--- Task to complete ---
Repeat, exactly and in full, the lines of the listing below, but without any pictures.
====
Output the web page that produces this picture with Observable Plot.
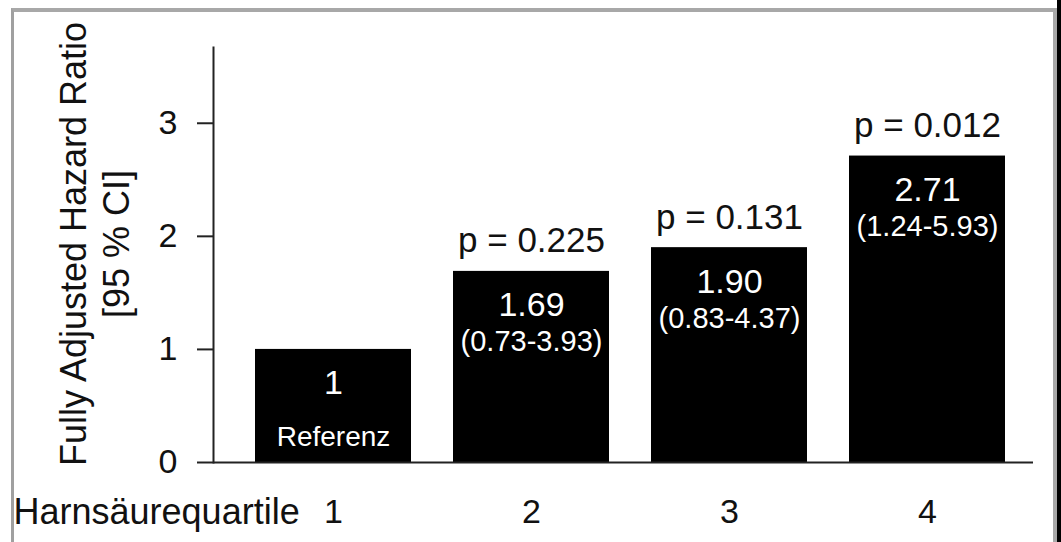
<!DOCTYPE html>
<html><head><meta charset="utf-8">
<script src="https://cdn.jsdelivr.net/npm/d3@7"></script>
<script src="https://cdn.jsdelivr.net/npm/@observablehq/plot@0.6"></script>
<style>
html,body{margin:0;padding:0;background:#fff;width:1061px;height:542px;overflow:hidden;}
#frame{position:absolute;left:11px;top:8px;width:1046px;height:560px;border-top:4px solid #a8a8a8;border-left:3px solid #a0a0a0;border-right:4px solid #a8a8a8;box-sizing:border-box}
#edge{position:absolute;right:0;top:0;width:4px;height:542px;background:#000}
#chart{position:absolute;left:0;top:0}
</style></head><body>
<div id="frame"></div><div id="edge"></div><div id="chart"></div>
<script>
const quartiles = ["1", "2", "3", "4"];
const hazardRatios = [1, 1.69, 1.90, 2.71];
const valueLabels = ["1", "1.69", "1.90", "2.71"];
const ciLabels = ["", "(0.73-3.93)", "(0.83-4.37)", "(1.24-5.93)"];
const pLabels = ["", "p = 0.225", "p = 0.131", "p = 0.012"];
const referenceLabel = "Referenz";
const yTicks = [0, 1, 2, 3];
const xTitle = "Harnsäurequartile";
const yTitle = "Fully Adjusted Hazard Ratio\n[95 % CI]";

const rows = quartiles.map((q, i) => ({q, hr: hazardRatios[i], value: valueLabels[i], ci: ciLabels[i], p: pLabels[i]}));
const font = "'Liberation Sans', Arial, sans-serif";

const plot = Plot.plot({
  width: 1061, height: 542,
  marginTop: 47, marginBottom: 80, marginLeft: 213, marginRight: 28,
  style: {fontFamily: font, background: "transparent", color: "#111"},
  x: {domain: quartiles, paddingInner: 0.211, paddingOuter: 0.166, align: 0.606},
  y: {domain: [0, 3.67]},
  marks: [
    Plot.barY(rows, {x: "q", y: "hr", fill: "#000"}),
    Plot.axisY({ticks: yTicks, tickSize: 16, tickPadding: 20, tickFormat: d => String(d), fontSize: 34, label: null, stroke: "#222", strokeWidth: 2}),
    Plot.axisX({tickSize: 0, tickPadding: 36, fontSize: 34, label: null}),
    Plot.frame({anchor: "left", stroke: "#222", strokeWidth: 2}),
    Plot.ruleY([0], {stroke: "#222", strokeWidth: 2}),
    Plot.text(rows.filter(d => d.p), {x: "q", y: "hr", text: "p", dy: -19, lineAnchor: "bottom", fontSize: 35, fill: "#111"}),
    Plot.text(rows, {x: "q", y: "hr", text: "value", dy: 45, lineAnchor: "bottom", fontSize: 34, fill: "#fff"}),
    Plot.text(rows.filter(d => d.ci), {x: "q", y: "hr", text: "ci", dy: 80, lineAnchor: "bottom", fontSize: 29, fill: "#fff"}),
    Plot.text(rows.filter(d => !d.ci), {x: "q", y: "hr", text: () => referenceLabel, dy: 97, lineAnchor: "bottom", fontSize: 28, fill: "#fff"}),
    Plot.text([yTitle], {frameAnchor: "left", rotate: -90, dx: -157, dy: -11, lineAnchor: "top", textAnchor: "middle", fontSize: 36, lineHeight: 1.17, fill: "#111"}),
    Plot.text([xTitle], {frameAnchor: "bottom-left", dx: -200, dy: 61, lineAnchor: "bottom", textAnchor: "start", fontSize: 36, fill: "#111"})
  ]
});
document.getElementById("chart").appendChild(plot);
</script>
</body></html>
====
--- Exercise solution ---
Output the web page that produces this picture with Observable Plot.
<!DOCTYPE html>
<html><head><meta charset="utf-8">
<script src="https://cdn.jsdelivr.net/npm/d3@7"></script>
<script src="https://cdn.jsdelivr.net/npm/@observablehq/plot@0.6"></script>
<style>
html,body{margin:0;padding:0;background:#fff;width:1061px;height:542px;overflow:hidden;}
#frame{position:absolute;left:11px;top:8px;width:1046px;height:560px;border-top:4px solid #a8a8a8;border-left:3px solid #a0a0a0;border-right:4px solid #a8a8a8;box-sizing:border-box}
#edge{position:absolute;right:0;top:0;width:4px;height:542px;background:#000}
#chart{position:absolute;left:0;top:0}
</style></head><body>
<div id="frame"></div><div id="edge"></div><div id="chart"></div>
<script>
const quartiles = ["1", "2", "3", "4"];
const hazardRatios = [1, 1.69, 1.90, 2.71];
const valueLabels = ["1", "1.69", "1.90", "2.71"];
const ciLabels = ["", "(0.73-3.93)", "(0.83-4.37)", "(1.24-5.93)"];
const pLabels = ["", "p = 0.225", "p = 0.131", "p = 0.012"];
const referenceLabel = "Referenz";
const yTicks = [0, 1, 2, 3];
const xTitle = "Harnsäurequartile";
const yTitle = "Fully Adjusted Hazard Ratio\n[95 % CI]";

const rows = quartiles.map((q, i) => ({q, hr: hazardRatios[i], value: valueLabels[i], ci: ciLabels[i], p: pLabels[i]}));
const font = "'Liberation Sans', Arial, sans-serif";

const plot = Plot.plot({
  width: 1061, height: 542,
  marginTop: 47, marginBottom: 80, marginLeft: 213, marginRight: 28,
  style: {fontFamily: font, background: "transparent", color: "#111"},
  x: {domain: quartiles, paddingInner: 0.211, paddingOuter: 0.166, align: 0.606},
  y: {domain: [0, 3.67]},
  marks: [
    Plot.barY(rows, {x: "q", y: "hr", fill: "#000"}),
    Plot.axisY({ticks: yTicks, tickSize: 16, tickPadding: 20, tickFormat: d => String(d), fontSize: 34, label: null, stroke: "#222", strokeWidth: 2}),
    Plot.axisX({tickSize: 0, tickPadding: 36, fontSize: 34, label: null}),
    Plot.frame({anchor: "left", stroke: "#222", strokeWidth: 2}),
    Plot.ruleY([0], {stroke: "#222", strokeWidth: 2}),
    Plot.text(rows.filter(d => d.p), {x: "q", y: "hr", text: "p", dy: -19, lineAnchor: "bottom", fontSize: 35, fill: "#111"}),
    Plot.text(rows, {x: "q", y: "hr", text: "value", dy: 45, lineAnchor: "bottom", fontSize: 34, fill: "#fff"}),
    Plot.text(rows.filter(d => d.ci), {x: "q", y: "hr", text: "ci", dy: 80, lineAnchor: "bottom", fontSize: 29, fill: "#fff"}),
    Plot.text(rows.filter(d => !d.ci), {x: "q", y: "hr", text: () => referenceLabel, dy: 97, lineAnchor: "bottom", fontSize: 28, fill: "#fff"}),
    Plot.text([yTitle], {frameAnchor: "left", rotate: -90, dx: -157, dy: -11, lineAnchor: "top", textAnchor: "middle", fontSize: 36, lineHeight: 1.17, fill: "#111"}),
    Plot.text([xTitle], {frameAnchor: "bottom-left", dx: -200, dy: 61, lineAnchor: "bottom", textAnchor: "start", fontSize: 36, fill: "#111"})
  ]
});
document.getElementById("chart").appendChild(plot);
</script>
</body></html>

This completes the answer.